Recent data shows that teams who concede fewer than 60 goals in their debut EPL season have a 71% chance of survival. Instead of spending heavily on flashy attacking signings, prioritize:

  • A commanding goalkeeper who organizes the backline

  • Centre-backs with physical presence and positional discipline

  • A defensive midfielder with tactical intelligence (often overlooked but essential)

    A promoted team doesn’t need to outscore top sides—it just needs to avoid losing big and often. These players must have played significant minutes in the Premier League to date.

3. Hire or Retain a Pragmatic, Flexible Manager

Objective: Use adaptive tactics, not a fixed philosophy.

The Championship rewards stylistic dominance; the Premier League punishes it. Managers must be able to shift formations, adopt low blocks, and play direct when necessary. The likes of Sean Dyche and Steve Cooper succeeded because they valued structure over spectacle. Find a manager with Premier League ties even if they were on staff at another successful club.

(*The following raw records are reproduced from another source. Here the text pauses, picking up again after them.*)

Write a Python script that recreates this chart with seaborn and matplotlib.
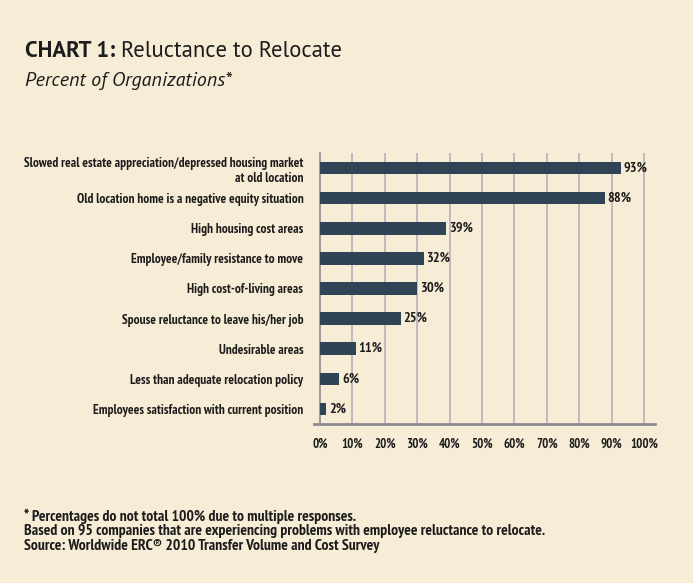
import matplotlib
matplotlib.use("Agg")
import matplotlib.pyplot as plt
from matplotlib import font_manager as fm
import seaborn as sns
import pandas as pd
import numpy as np

categories = [
    "Slowed real estate appreciation/depressed housing market\nat old location",
    "Old location home is a negative equity situation",
    "High housing cost areas",
    "Employee/family resistance to move",
    "High cost-of-living areas",
    "Spouse reluctance to leave his/her job",
    "Undesirable areas",
    "Less than adequate relocation policy",
    "Employees satisfaction with current position",
]
percents = [93, 88, 39, 32, 30, 25, 11, 6, 2]
x_ticks = list(range(0, 101, 10))

bg = "#f7ecd6"
bar_color = "#2f4455"
grid_color = "#b5a9b8"
axis_color = "#8c8c8c"
text_color = "#1c1c1c"

installed = {f.name for f in fm.fontManager.ttflist}


def pick(prefs):
    for p in prefs:
        if p in installed:
            return p
    return "DejaVu Sans"


narrow = pick(["PT Sans Narrow", "Fira Sans Condensed", "Asap Condensed", "Roboto Condensed",
               "Open Sans Condensed", "Archivo Narrow", "Encode Sans Condensed",
               "Barlow Semi Condensed", "Liberation Sans Narrow", "Roboto"])
title_font = pick(["PT Sans", "Source Sans 3", "Source Sans Pro", "Fira Sans", "Open Sans", "Lato"])

sns.set_theme(style="white")
plt.rcParams["font.family"] = [narrow, "DejaVu Sans"]

df = pd.DataFrame({"category": categories, "percent": percents})

W, H = 693, 583
fig = plt.figure(figsize=(W / 100, H / 100), dpi=100, facecolor=bg)
ax = fig.add_axes([313.5 / W, 159 / H, (655 - 313.5) / W, (424 - 153) / H])
ax.set_facecolor(bg)

sns.barplot(data=df, x="percent", y="category", orient="h", color=bar_color,
            width=0.42, saturation=1, ax=ax, zorder=3, edgecolor="none", linewidth=0)

ax.set_xlim(-2, 103.4)
ax.set_ylim(len(categories) - 0.5, -0.5)
ax.tick_params(axis="x", direction="out", length=6, width=1.2, color=axis_color, pad=4)
ax.tick_params(axis="y", which="major", length=0, pad=12)
ax.tick_params(axis="y", which="minor", direction="inout", length=6, width=1.2, color=axis_color)
ax.set_xticks(x_ticks)
ax.set_xticklabels([f"{t}%" for t in x_ticks])
ax.set_yticks(range(len(categories)))
ax.set_yticklabels(categories)
ax.set_yticks(np.arange(-0.5, len(categories) - 0.5, 1), minor=True)
ax.set_xlabel("")
ax.set_ylabel("")

for xv in x_ticks[1:]:
    ax.axvline(xv, color=grid_color, lw=1.1, zorder=1)

for s in ["top", "right"]:
    ax.spines[s].set_visible(False)
ax.spines["left"].set_position(("data", 0))
ax.spines["left"].set_color(axis_color)
ax.spines["left"].set_linewidth(1.2)
ax.spines["bottom"].set_color(axis_color)
ax.spines["bottom"].set_linewidth(2)

ylabels = ax.get_yticklabels()
xlabels = ax.get_xticklabels()
for lab in ylabels:
    lab.set_fontsize(10)
    lab.set_fontweight("bold")
    lab.set_color(text_color)
for lab in xlabels:
    lab.set_fontsize(10.5)
    lab.set_fontweight("bold")
    lab.set_color(text_color)

# fit the longest category label to the reference width (~279 px)
fig.canvas.draw()
r = fig.canvas.get_renderer()
widest = max(lab.get_window_extent(r).width for lab in ylabels)
ysize = 10 * 279 / widest
for lab in ylabels:
    lab.set_fontsize(ysize)
# fit x tick label "100%" to ~28 px
w100 = xlabels[-1].get_window_extent(r).width
xsize = 10.5 * 28 / w100
for lab in xlabels:
    lab.set_fontsize(xsize)

for i, v in enumerate(percents):
    ax.text(v + 0.8, i, f"{v}%", va="center", ha="left", fontsize=xsize * 1.1,
            fontweight="bold", color=text_color, zorder=4)

# title: bold prefix followed by regular text, fitted to reference width (25..343 px)
tsize = 15
t1 = fig.text(25 / W, 1 - 57 / H, "CHART 1:", fontsize=tsize, fontweight="bold",
              color=text_color, family=[title_font, "DejaVu Sans"], va="baseline")
t2 = fig.text(0, 1 - 57 / H, "Reluctance to Relocate", fontsize=tsize,
              color=text_color, family=[title_font, "DejaVu Sans"], va="baseline")
fig.canvas.draw()
r = fig.canvas.get_renderer()
gap = 6
total = t1.get_window_extent(r).width + gap + t2.get_window_extent(r).width
tsize = tsize * (343 - 25 - gap) / (total - gap)
t1.set_fontsize(tsize)
t2.set_fontsize(tsize)
fig.canvas.draw()
bb = t1.get_window_extent(fig.canvas.get_renderer())
t2.set_x((bb.x1 + gap) / W)

sub = fig.text(25 / W, 1 - 86 / H, "Percent of Organizations*", fontsize=12, style="italic",
               color=text_color, family=[title_font, "DejaVu Sans"], va="baseline")
fig.canvas.draw()
ws = sub.get_window_extent(fig.canvas.get_renderer()).width
sub.set_fontsize(12 * 206 / ws)

notes = [
    "* Percentages do not total 100% due to multiple responses.",
    "Based on 95 companies that are experiencing problems with employee reluctance to relocate.",
    "Source: Worldwide ERC\u00ae 2010 Transfer Volume and Cost Survey",
]
note_texts = []
for yy, line in zip([516, 531, 546], notes):
    note_texts.append(fig.text(24 / W, 1 - yy / H, line, fontsize=10, fontweight="bold",
                               color=text_color, va="center"))
# the second note spans about 24..548 px in the reference
fig.canvas.draw()
wn = note_texts[1].get_window_extent(fig.canvas.get_renderer()).width
for t in note_texts:
    t.set_fontsize(10 * 524 / wn)

fig.savefig("out.png", dpi=100, facecolor=bg)
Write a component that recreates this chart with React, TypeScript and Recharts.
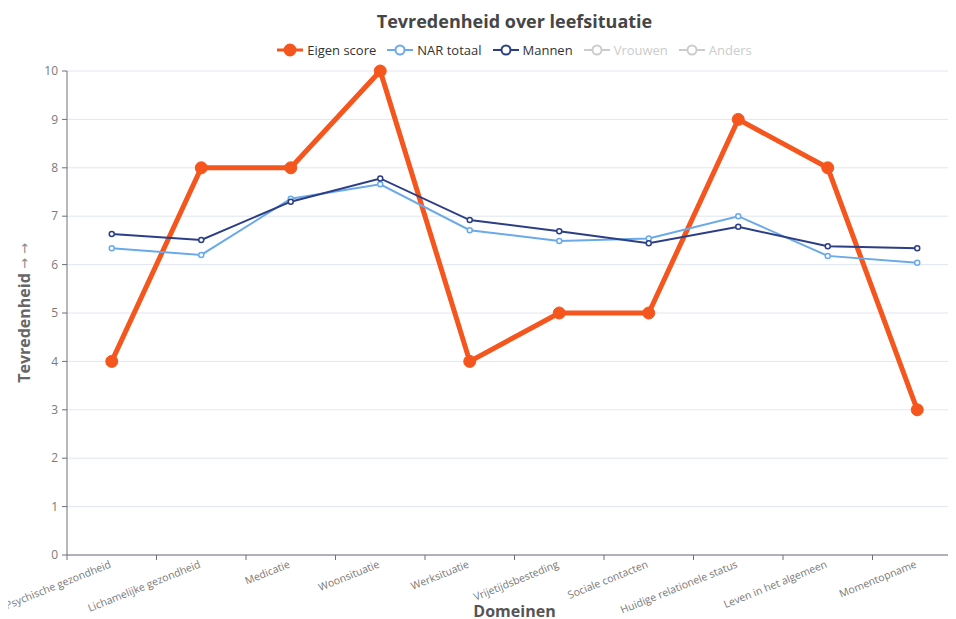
import React from 'react';
import { LineChart, Line, XAxis, YAxis, CartesianGrid, Legend, Label } from 'recharts';

const categories = [
  'Psychische gezondheid',
  'Lichamelijke gezondheid',
  'Medicatie',
  'Woonsituatie',
  'Werksituatie',
  'Vrijetijdsbesteding',
  'Sociale contacten',
  'Huidige relationele status',
  'Leven in het algemeen',
  'Momentopname',
];
const eigenScore = [4, 8, 8, 10, 4, 5, 5, 9, 8, 3];
const narTotaal = [6.34, 6.2, 7.36, 7.66, 6.71, 6.49, 6.54, 7.0, 6.18, 6.04];
const mannen = [6.63, 6.51, 7.3, 7.78, 6.92, 6.69, 6.44, 6.78, 6.38, 6.34];
const yTicks = [0, 1, 2, 3, 4, 5, 6, 7, 8, 9, 10];

const title = 'Tevredenheid over leefsituatie';
const xTitle = 'Domeinen';
const yTitleText = 'Tevredenheid';
const yTitleArrows = ' → →';

const ORANGE = '#f4561e';
const LIGHT_BLUE = '#6aaaea';
const NAVY = '#2c3e86';
const INACTIVE = '#cccccc';
const AXIS = '#6e7079';
const FONT = '"Open Sans", "Noto Sans", sans-serif';

const legendItems = [
  { name: 'Eigen score', color: ORANGE, active: true, filled: true },
  { name: 'NAR totaal', color: LIGHT_BLUE, active: true, filled: false },
  { name: 'Mannen', color: NAVY, active: true, filled: false },
  { name: 'Vrouwen', color: INACTIVE, active: false, filled: false },
  { name: 'Anders', color: INACTIVE, active: false, filled: false },
];

const data = categories.map((c, i) => ({
  name: c,
  eigen: eigenScore[i],
  nar: narTotaal[i],
  mannen: mannen[i],
}));

const CHART_W = 968;
const CHART_H = 619;
const MARGIN = { top: 71, right: 6, bottom: 0, left: 8 };
const Y_W = 59;
const X_H = 64;
const PLOT_W = CHART_W - MARGIN.left - MARGIN.right - Y_W;
const STEP = PLOT_W / categories.length;
const PLOT_LEFT = MARGIN.left + Y_W;

const XTick = (props: any) => {
  const { x, y, payload, index } = props;
  const half = STEP / 2;
  const ty = y + 12;
  return (
    <g>
      <line x1={x - half} y1={y} x2={x - half} y2={y + 5} stroke={AXIS} />
      {index === categories.length - 1 && (
        <line x1={x + half} y1={y} x2={x + half} y2={y + 5} stroke={AXIS} />
      )}
      <text
        x={x}
        y={ty}
        textAnchor="end"
        fill="#7a7a7a"
        fontSize={10.5}
        fontFamily={FONT}
        transform={`rotate(-22, ${x}, ${ty})`}
      >
        {payload.value}
      </text>
    </g>
  );
};

const renderLegend = () => (
  <div
    style={{
      display: 'flex',
      justifyContent: 'center',
      alignItems: 'center',
      gap: 11,
      fontFamily: FONT,
      fontSize: 13,
      height: 18,
    }}
  >
    {legendItems.map((it) => (
      <div key={it.name} style={{ display: 'flex', alignItems: 'center' }}>
        <svg width={26} height={14}>
          <line x1={0} y1={7} x2={26} y2={7} stroke={it.color} strokeWidth={it.filled ? 3 : 2} />
          <circle
            cx={13}
            cy={7}
            r={it.filled ? 5.5 : 4.5}
            fill={it.filled ? it.color : '#fff'}
            stroke={it.color}
            strokeWidth={2}
          />
        </svg>
        <span style={{ marginLeft: 4, color: it.active ? '#333' : INACTIVE }}>{it.name}</span>
      </div>
    ))}
  </div>
);

const YLabel = (props: any) => {
  const vb = props.viewBox || { x: MARGIN.left, y: MARGIN.top, width: Y_W, height: 484 };
  const cx = vb.x + 16;
  const cy = vb.y + vb.height / 2;
  return (
    <text
      x={cx}
      y={cy}
      textAnchor="middle"
      dominantBaseline="central"
      fill="#666"
      fontSize={16}
      fontWeight="bold"
      fontFamily={FONT}
      transform={`rotate(-90, ${cx}, ${cy})`}
    >
      {yTitleText}
      <tspan fontWeight="normal" fontFamily='"DejaVu Sans", sans-serif' fontSize={13} fill="#888">
        {yTitleArrows}
      </tspan>
    </text>
  );
};

export default function App() {
  return (
    <div
      style={{
        position: 'relative',
        width: 956,
        height: CHART_H,
        overflow: 'hidden',
        marginLeft: -8,
        marginTop: -8,
      }}
    >
      <div
        style={{
          position: 'absolute',
          left: PLOT_LEFT,
          width: PLOT_W,
          top: 9,
          textAlign: 'center',
          fontFamily: FONT,
          fontWeight: 'bold',
          fontSize: 18,
          lineHeight: '24px',
          color: '#464646',
          zIndex: 2,
        }}
      >
        {title}
      </div>
      <LineChart width={CHART_W} height={CHART_H} data={data} margin={MARGIN}>
        <CartesianGrid vertical={false} stroke="#e0e6f1" />
        <XAxis
          dataKey="name"
          interval={0}
          height={X_H}
          padding={{ left: STEP / 2, right: STEP / 2 }}
          tickLine={false}
          tickSize={0}
          tickMargin={0}
          stroke={AXIS}
          tick={<XTick />}
        >
          <Label
            value={xTitle}
            position="insideBottom"
            offset={2}
            style={{ fill: '#555', fontSize: 16, fontWeight: 'bold', fontFamily: FONT }}
          />
        </XAxis>
        <YAxis
          width={Y_W}
          domain={[0, 10]}
          ticks={yTicks}
          interval={0}
          tickSize={5}
          tickMargin={4}
          stroke={AXIS}
          tick={{ fill: '#7a7a7a', fontSize: 12, fontFamily: FONT }}
        >
          <Label content={<YLabel />} />
        </YAxis>
        <Legend
          verticalAlign="middle"
          align="center"
          layout="horizontal"
          wrapperStyle={{ top: 41, left: PLOT_LEFT, width: PLOT_W }}
          content={renderLegend}
        />
        <Line
          dataKey="eigen"
          name="Eigen score"
          stroke={ORANGE}
          strokeWidth={5}
          dot={{ r: 6, fill: ORANGE, stroke: ORANGE, strokeWidth: 1 }}
          activeDot={false}
          isAnimationActive={false}
        />
        <Line
          dataKey="nar"
          name="NAR totaal"
          stroke={LIGHT_BLUE}
          strokeWidth={2}
          dot={{ r: 2.5, fill: '#fff', stroke: LIGHT_BLUE, strokeWidth: 1.5 }}
          activeDot={false}
          isAnimationActive={false}
        />
        <Line
          dataKey="mannen"
          name="Mannen"
          stroke={NAVY}
          strokeWidth={2}
          dot={{ r: 2.5, fill: '#fff', stroke: NAVY, strokeWidth: 1.5 }}
          activeDot={false}
          isAnimationActive={false}
        />
      </LineChart>
    </div>
  );
}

Even young, modern coaches like Gary O’Neil (Wolves) or Thomas Frank (Brentford) understand this balance. Flexibility isn’t cowardice—it’s strategy.

4. Build a Deep, Not Just a Strong, Squad

Objective: Ensure 16–18 first-team ready players, not just 11.

Premier League seasons are long, physical, and prone to injuries. Promoted clubs must prepare for rotation, especially in winter and during cup congestion. This means:

  • Versatile players who can cover multiple roles

  • Ready-made backups with Championship experience willing to be squad players

  • Prioritizing fitness and injury resistance in scouting

Avoid relying on one talisman. When that player is injured, your entire system shouldn’t collapse.

5. Use Analytics to Win the Margins

Objective: Outsmart, not outspend, the competition.

Follow Brentford and Brighton’s lead: use data-driven scouting to identify undervalued players from niche markets (e.g., Scandinavia, Eastern Europe, MLS). Focus on attributes that scale well into the Premier League, such as:

  • Defensive recoveries

  • Aerial duels won

  • Press resistance

  • Shot-stopping efficiency

Also, exploit set pieces: teams like West Brom (under Tony Pulis) and Burnley often stayed up by maximizing restarts. Set pieces can account for 25–30% of goals—cheap points for smart teams.

Final Thought: Treat Promotion as Preseason, Not the Finish Line

The English Premier League rewards ruthlessness, adaptability, and depth. Over the past two seasons, promoted teams have entered the top flight with romance, momentum, and idealism—but they’ve lacked the realism, resources, and roster construction needed to survive.

Until this changes—until clubs treat promotion not as a finish line but the start of a new war—the revolving door between the Championship and EPL will continue to spin violently.

If you want to survive in the Premier League, don’t just bring hope and heart. Bring experience. Bring battle-hardened players. Bring a plan.

Promoted clubs must adopt a Premier League mindset from Day 1. That means ruthless decision-making, experienced signings, and total clarity of purpose. Sentimentality and loyalty are luxuries that teams with £150 million on the line simply cannot afford.

The key isn’t to compete with Liverpool, Manchester City and Arsenal. It’s to be better than three other teams. That’s a low bar—but only if you’re prepared to act like you belong.